Le preoccupazioni vertono non solo sulla quantità bassa, resa sempre più
evidente dai cambiamenti climatici, ma anche sulla scarsa qualità.
L’agricoltura è il settore maggiormente chiamato in causa, poiché è quello
che preleva più acqua nel mondo.
Più del 70% dei prelievi idrici è per l’irrigazione, con consumi prossimi al
100% nei Paesi in via di sviluppo, dov’è situata la maggioranza dei terreni
irrigui.
Se teniamo conto che la popolazione mondiale sta crescendo a ritmi
vertiginosi (da 6 a 8 miliardi nei prossimi vent’anni), è evidente che
l’acqua rappresenterà una delle questioni cruciali del futuro del pianeta.
Non si tratta solo di produrre più alimenti con meno acqua, il che potrà
essere ottenuto grazie a un augurabile miglioramento delle tecnologie, ma
anche di assicurare ai popoli l’accesso all’acqua per risolvere i gravi
problemi di potabilità e di igiene, che oggi portano a livelli tragici la
mortalità nei Paesi poveri. L’agricoltura, però, non sta solo dietro al
banco degli imputati, ma anche tra i possibili risolutori del problema
idrico mondiale.
Secondo il professor Tony Allan, il commercio internazionale di prodotti
agricoli può giocare un ruolo importante in questo senso. Quando un Paese
con scarse disponibilità idriche importa derrate da un Paese ricco d’acqua,
implicitamente acquisisce anche una certa quantità di «acqua virtuale»
(l’acqua necessaria a produrre quel bene).

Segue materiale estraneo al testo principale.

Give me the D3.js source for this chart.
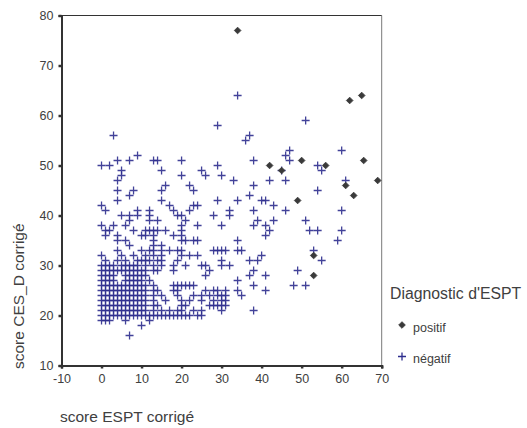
<!DOCTYPE html>
<html>
<head>
<meta charset="utf-8">
<script src="https://cdn.jsdelivr.net/npm/d3@7"></script>
<style>
  body { margin: 0; background: #fff; }
  svg { display: block; font-family: "Liberation Sans", Arial, sans-serif; }
  .axis text { fill: #404040; font-size: 12.5px; }
</style>
</head>
<body>
<div id="chart"></div>
<script>
// axis ticks
const xTicks = [-10, 0, 10, 20, 30, 40, 50, 60, 70];
const yTicks = [10, 20, 30, 40, 50, 60, 70, 80];

// legend
const legendTitle = "Diagnostic d'ESPT";
const legendLabels = ['positif', 'négatif'];

// Diagnostic positif : [score ESPT, score CES_D]
const positif = [
    [34, 77], [42, 50], [45, 49], [49, 43], [50, 51], [53, 32], [53, 28],
    [56, 50], [65.5, 51], [69, 47], [61, 46], [63, 44], [62, 63], [65, 64]
];

// Diagnostic négatif, one row per CES_D score : [score CES_D, [scores ESPT]]
const negatif = [
    [64, [34]],
    [59, [51]],
    [58, [29]],
    [56, [3, 37]],
    [55, [36]],
    [53, [47, 60]],
    [52, [9, 46]],
    [51, [4, 7, 13, 14, 20, 38, 47]],
    [50, [0, 2, 29, 54]],
    [49, [5, 15, 25, 45, 55]],
    [48, [5, 20, 26, 30]],
    [47, [4, 33, 42, 46, 61]],
    [46, [16, 22, 38]],
    [45, [4, 8, 15, 23, 54]],
    [44, [7, 37]],
    [43, [4, 15, 29, 34, 40, 41]],
    [42, [0, 17, 23, 24, 43]],
    [41, [1, 9, 12, 18, 22, 32, 38, 46, 60]],
    [40, [5, 7, 9, 12, 19, 20, 28, 32]],
    [39, [7, 12, 14, 21, 39, 43, 51]],
    [38, [0, 3, 6, 20, 24, 30, 38, 41]],
    [37, [1, 2, 8, 11, 12, 13, 14, 16, 20, 42, 52, 54, 60]],
    [36, [1, 4, 10, 11, 13, 18, 20, 41]],
    [35, [4, 6, 13, 20, 21, 23, 24, 34, 59]],
    [34, [7, 13, 15]],
    [33, [4, 10, 12, 13, 15, 17, 19, 20, 28, 29, 30, 31, 34, 35, 53]],
    [32, [0, 5, 8, 11, 13, 15, 20, 22, 24, 40]],
    [31, [1, 4, 6, 9, 10, 11, 12, 14, 15, 19, 30, 37, 39, 55]],
    [30, [0, 1, 2, 3, 5, 6, 7, 8, 9, 11, 13, 15, 18, 21, 25, 26, 30, 32]],
    [29, [0, 1, 2, 3, 4, 5, 6, 7, 8, 9, 10, 11, 13, 14, 18, 27, 38, 49]],
    [28, [0, 1, 2, 3, 6, 7, 8, 9, 10, 11, 26, 37, 41]],
    [27, [0, 1, 2, 3, 6, 7, 8, 9, 10, 12, 34]],
    [26, [0, 1, 2, 3, 4, 5, 6, 7, 8, 9, 10, 11, 13, 18, 19, 20, 21, 22, 23, 38, 48, 51]],
    [25, [0, 1, 2, 3, 4, 5, 6, 7, 8, 9, 10, 11, 13, 14, 18, 19, 26, 28, 29, 31, 34, 41]],
    [24, [0, 1, 2, 3, 4, 5, 6, 7, 8, 9, 10, 11, 13, 15, 19, 23, 25, 27, 29, 30, 31, 35]],
    [23, [0, 1, 2, 3, 4, 5, 6, 7, 8, 9, 10, 11, 13, 16, 20, 22, 25, 28, 30, 31]],
    [22, [0, 1, 2, 3, 4, 5, 6, 7, 8, 9, 10, 11, 13, 14, 20, 21, 27, 28, 29, 30, 31]],
    [21, [0, 1, 2, 3, 4, 5, 6, 7, 8, 9, 10, 11, 13, 15, 17, 19, 20, 23, 25, 30, 38]],
    [20, [0, 1, 2, 3, 4, 5, 6, 7, 8, 9, 10, 11, 12, 13, 14, 15, 16, 17, 18, 19, 20, 21, 22, 24, 25]],
    [19, [0, 1, 2, 6, 12]],
    [18, [10]],
    [16, [7]]
];

const width = 527, height = 428;
const crossColor = '#2e2e8e';
const diamondColor = '#3a3a3a';
const textColor = '#404040';

const svg = d3.select('#chart')
    .append('svg')
    .attr('width', width)
    .attr('height', height);

const x = d3.scaleLinear().domain([-10, 70]).range([61.5, 381.7]);
const y = d3.scaleLinear().domain([10, 80]).range([365.5, 15.5]);

// frame (top / right)
svg.append('line')
    .attr('x1', x(-10)).attr('x2', x(70))
    .attr('y1', y(80)).attr('y2', y(80))
    .attr('stroke', '#333').attr('stroke-width', 1.2);
svg.append('line')
    .attr('x1', x(70)).attr('x2', x(70))
    .attr('y1', y(80)).attr('y2', y(10))
    .attr('stroke', '#555').attr('stroke-width', 0.8);

// axes (plain hyphen for negatives, as in the original)
const xAxis = svg.append('g')
    .attr('class', 'axis')
    .attr('transform', `translate(0,${y(10)})`)
    .call(d3.axisBottom(x).tickValues(xTicks).tickSize(3).tickPadding(6)
        .tickFormat(d => String(d)));
const yAxis = svg.append('g')
    .attr('class', 'axis')
    .attr('transform', `translate(${x(-10)},0)`)
    .call(d3.axisLeft(y).tickValues(yTicks).tickSize(3).tickPadding(5)
        .tickFormat(d => String(d)));

[xAxis, yAxis].forEach(g => {
    g.select('.domain').attr('stroke', '#333').attr('stroke-width', 2);
    g.selectAll('.tick line').attr('stroke', '#333').attr('stroke-width', 2.5);
});

// negatif crosses
const crossPath = 'M-4,0H4M0,-4V4';
const negPoints = negatif.flatMap(([cesd, espts]) => espts.map(e => [e, cesd]));

svg.append('g')
    .selectAll('path')
    .data(negPoints)
    .join('path')
    .attr('d', crossPath)
    .attr('transform', d => `translate(${x(d[0])},${y(d[1])})`)
    .attr('fill', 'none')
    .attr('stroke', crossColor)
    .attr('stroke-width', 1.3)
    .attr('opacity', 0.9);

// positif diamonds
const diamond = d3.symbol().type(d3.symbolSquare).size(22);
svg.append('g')
    .selectAll('path')
    .data(positif)
    .join('path')
    .attr('d', diamond)
    .attr('transform', d => `translate(${x(d[0])},${y(d[1])}) rotate(45)`)
    .attr('fill', diamondColor)
    .attr('stroke', diamondColor)
    .attr('stroke-width', 0.8);

// axis titles
svg.append('text')
    .attr('x', 60)
    .attr('y', 422)
    .attr('fill', textColor)
    .style('font-size', '15.5px')
    .text('score ESPT corrigé');

svg.append('text')
    .attr('transform', 'translate(24,369) rotate(-90)')
    .attr('fill', textColor)
    .style('font-size', '15.5px')
    .text('score CES_D corrigé');

// legend
const legend = svg.append('g').attr('transform', 'translate(390,0)');
legend.append('text')
    .attr('x', 0)
    .attr('y', 299)
    .attr('fill', textColor)
    .style('font-size', '15.8px')
    .text(legendTitle);

legend.append('path')
    .attr('d', diamond)
    .attr('transform', 'translate(12,325) rotate(45)')
    .attr('fill', diamondColor)
    .attr('stroke', diamondColor)
    .attr('stroke-width', 0.8);
legend.append('path')
    .attr('d', crossPath)
    .attr('transform', 'translate(12,356.5)')
    .attr('fill', 'none')
    .attr('stroke', crossColor)
    .attr('stroke-width', 1.3);

legend.selectAll('text.item')
    .data(legendLabels)
    .join('text')
    .attr('class', 'item')
    .attr('x', 23)
    .attr('y', (d, i) => 332 + i * 31)
    .attr('fill', textColor)
    .style('font-size', '12.5px')
    .text(d => d);
</script>
</body>
</html>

Se le cose sono ben organizzate, l’esportatore usa soprattutto acqua «verde»
(la pioggia, che non costa nulla) mentre l’importatore risparmia acqua «blu»
(l’acqua irrigua, che costa molto), che potrà quindi essere destinata ad
altri usi prioritari.
Si tratta, in sostanza, di un’applicazione del principio del vantaggio
comparato, ben conosciuto dagli economisti. In verità, le cose sono un po’
più complicate, perché vi sono in gioco interessi nazionali strategici, che
vanno al di là del puro meccanismo economico. In ogni caso, l’ampia
diffusione sociale del concetto di acqua virtuale ha il merito di tenere
vivo un dibattito globale sull’interazione tra gestione delle risorse
idriche, lotta alla povertà, sicurezza alimentare e commercio agricolo
internazionale.
E in Italia, a che punto siamo? L’Italia fa parte dell’Europa e la politica
idrica europea è sostanzialmente regolata dalla direttiva quadro n.60/2000,
che si prefigge obiettivi di tutela della qualità delle acque e di
razionalizzazione dell’utilizzo delle risorse idriche, nel rispetto dei
principi di «riduzione del danno alla fonte», «chi inquina paga» e «recupero
del costo pieno».
Il fine pratico, molto ambizioso, è di conseguire un «buono stato delle
acque superficiali e sotterranee» entro il 2015, integrando le misure di
tutela della qualità con quelle che regolano le quantità impiegate.
Pochi giorni fa è stato presentato il primo rapporto di monitoraggio dello
stato di attuazione della direttiva quadro presso l’Unione Europea. La
situazione complessiva è molto variegata, ma quella italiana è piuttosto
chiara: siamo quasi sempre nelle ultime posizioni. Ciò vale sia riguardo
all’organizzazione amministrativa (la ripartizione in distretti idrografici
è definita «illogica e non in linea» con la normativa), sia all’elaborazione
delle analisi economico-ambientali (ci segnaliamo per i molti casi di
«assenza di dati»).
Le indagini fatte a livello nazionale indicano, accanto a situazioni non del
tutto sconfortanti sulla qualità media delle acque, anche gravi debolezze:
insufficienza delle valutazioni di impatto; ritardi nei servizi di
monitoraggio da parte delle Arpa; basso livello di applicazione dei principi
di «recupero costo pieno» e «chi inquina paga»; ridotta partecipazione delle
parti interessate, quali gli agricoltori. Insomma, nella programmazione
siamo molto indietro.
Il primo passo per risolvere un problema è quello di comprenderne a fondo la
struttura e le dimensioni. Perciò, non sarà certo rimanendo gli ultimi della
classe in Europa che sapremo risolvere i tanti problemi della gestione delle
acque nel nostro Paese e nel mondo.
Finora abbiamo dormito un po’ troppo, ma c’è tempo per recuperare.
«Aprile, dolce dormire», si usa dire. Sarà dolce, ma sarebbe diabolico
dormire anche gli altri undici mesi.